Я настаиваю на правоте этого утверждения, даже если у оператора с виду такой ангельский характер, как у Леонида Ивановича Калашникова. Начать с того, что с первого же дня нашей общей работы он никогда, ни на секунду не сомневался в ее конечном результате. Слова «гениально», «грандиозно» ему по душевному устройству были неприятны, но он, изначально очень рационально и здраво оценивая себя, меня и обстоятельства, был всегда твердо уверен, что свою работу мы сделаем так хорошо, как никто другой в этих обстоятельствах сделать ее не сможет. Сбить его с этой позиции было практически невозможно.

А я снимал свою первую полнометражную картину, руки-ноги, как вы понимаете, тряслись от неуверенности и страха. Полно было всяческих проблем: и с актерами, и с группой, даже с директором, который, как мог, пытался меня изничтожить. Но жестокие штормовые валы этих тотальных ужасов, напоровшись на незыблемую скалу олимпийского спокойствия Леонида Ивановича, становились как бы и не ужасами вовсе, а легкой зыбью малозначимых дрязг, по-своему даже милых. Ни у кого из операторов в процессе работы я не встречал потом такой абсолютной уверенности в результате. Калашников начисто был лишен страха, не испытывая малейшей растерянности в любых наисложнейших обстоятельствах.

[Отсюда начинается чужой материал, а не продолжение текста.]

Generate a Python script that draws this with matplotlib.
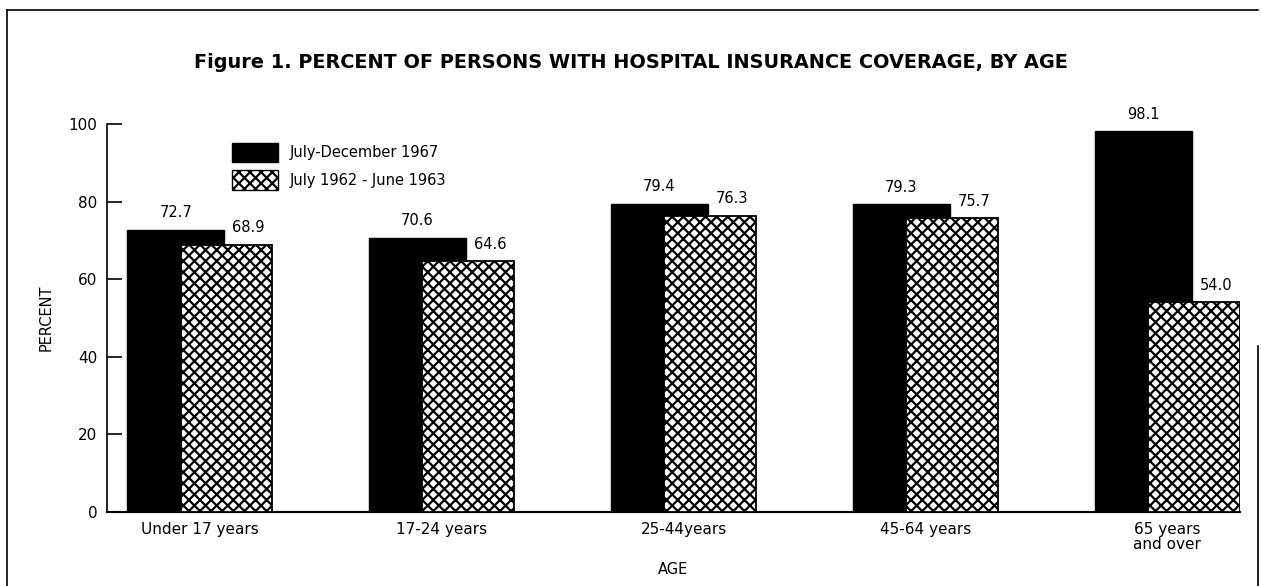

Позднее я узнал, на чем покоится фантастическое душевное здоровье, гармоническое спокойствие, основательность и уверенность в себе Леонида Ивановича. Семнадцатилетним мальчишкой-добровольцем он ушел на фронт Великой Отечественной войны. Из всего их призыва, как рассказывал он мне потом, из восьмисот-девятисот ребят вернулись домой только трое… Определен Калашников был сразу не в пехоту, а в авиаторскую школу стрелков-радистов. Тогда только*только появились огромные машины «Ту-4», «летающие крепости»: это были первые наши самолеты, бомбившие Берлин, когда война шла еще здесь, под Москвой. Экипаж был большой — человек двенадцать, стрелок-радист находился в стеклянной кабинке под хвостом самолета — один со своим пулеметом. Решения всегда приходилось принимать ему самому, он отвечал сам и за себя, и за судьбу всего экипажа.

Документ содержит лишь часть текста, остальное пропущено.